O capitalismo na sua fase atual deu uma impressionante guinada no sentido de refundar um novo consenso social com a financeirização da economia e colocando a enorme massa dos assalariados e das classes médias num empobrecimento acelerado.
À falta de melhor qualificativo tem sido designada esta vaga de fundo como neoliberal exatamente em oposição ao liberalismo revolucionário da burguesia emergente do final do século XXVIII e de todo o século XIX.
As dificuldades de competição do sistema visível nos anos 70 do século passado levou as políticas de Margret Tatcher e Reagan ao abandono das políticas sociais do capitalismo para dar todo o poder aos bilionários, criando as condições para cavar um fosso brutal entre as elites financeiras e capitalistas e o resto da população.
Uma das suas características é a natureza impiedosa dos de cima para com todos os outros. Veja-se como o banqueiro do BPI se referiu aos trabalhadores que não puxam a carroça, como se fossem burros, para justificar os despedimentos selvagens da proposta da nova legislação laboral do governo.
Concomitantemente é preciso apagar a memória, esquecer nomeadamente a crise provocada pelo setor financeiro com a derrocada de bancos, a qual foi paga pelos cidadãos a quem os Estados se apropriaram dos rendimentos provenientes dos vencimentos e pensões. Passos Coelhas e Portas e Montenegro foram para além da troica exibindo a sua face de algozes sociais. A novas mudanças ao Código de Trabalho mostram com clareza a natureza impiedosa deste governo, impondo designadamente trabalhar duas horas sem retribuição.
A direita, o centro e a social-democracia deixaram cair as características do Estado Social para entregarem o poder aos grandes grupos económicos, designadamente aos dominantes do setor financeiro. O poder político passou para as mãos do poder económico, nuns casos diretamente, noutros por procuração. Veja-se o caso dos EUA, um governo de plutocratas.
Não existe, segundo Tatcher sociedade, apenas indivíduos. A sociedade é um amontoado de “eus”. O que não vence é porque não merece o reino dos que têm tudo. Quem não vencer nunca passará de uma espécie de um Zé Ninguém. Se nem a Raspadinha o salvou, resigne-se. Ninguém o irá ajudar. Desista. Acabou o tempo das solidariedades, agora é o dos empreendedores e dos gestores.

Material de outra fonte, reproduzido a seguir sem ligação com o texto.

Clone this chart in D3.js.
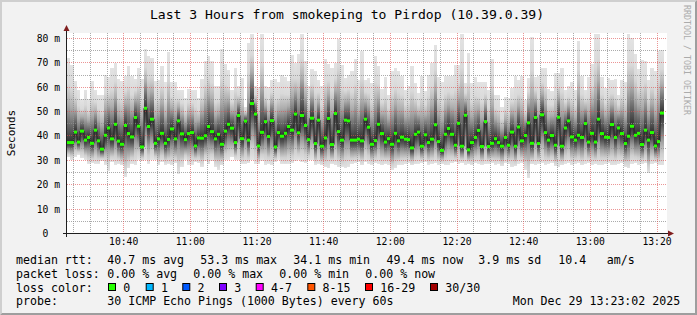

Cada um deve tornar-se num empreendedor de si próprio. Enriquecer o patrão para ser um bom colaborador e com sorte viver melhor e vir a ser patrão. Eis o novo Credo/Código neoliberal.
Na verdade, também está bem presente é a ideia da resignação, a acomodação, a perda de esperança na possibilidade de mudar a vida, daí o ataque aos sindicatos. O trabalhador deve ficar só face ao empregador.
As pessoas baixam a cabeça e agem como se estivessem anestesiadas, sem rumo, não acreditando que podem transformar a vida e escolher outro caminho. Já Éttiene de La Boétie escrevia sobre a servidão voluntária nos finais do século XVI.
O homo neoliberalis está sempre em competição, desde que se levanta até que deita. Não admite outra coisa que não seja o êxito. Vai em busca de quem possa fazê-lo vencer. Tem excelentes coaches que o adestram na arte de vencer. São os seus novos sacerdotes. No altar construído em cima da pobreza está o novo Deus, o Lucro.
Mas esta verdade também é feita de outras verdades. Tudo tem o seu tempo. Agora o tempo parece perdido, mas dentro dele vem outro tempo, seguramente.
Há 51 anos em Abril de 1974, no casulo do tempo, as coisas mudaram. Não tem de ser sempre por via de revoluções, mas quando o rio enche a tal ponto que as margens ficam estreitas, elas acontecem. Tudo vai depender da loucura dos plutocratas e do poder dos cidadãos. Os plutocratas são tão ínfimos que bastava uma leve tomada de consciência desse poder. Veremos.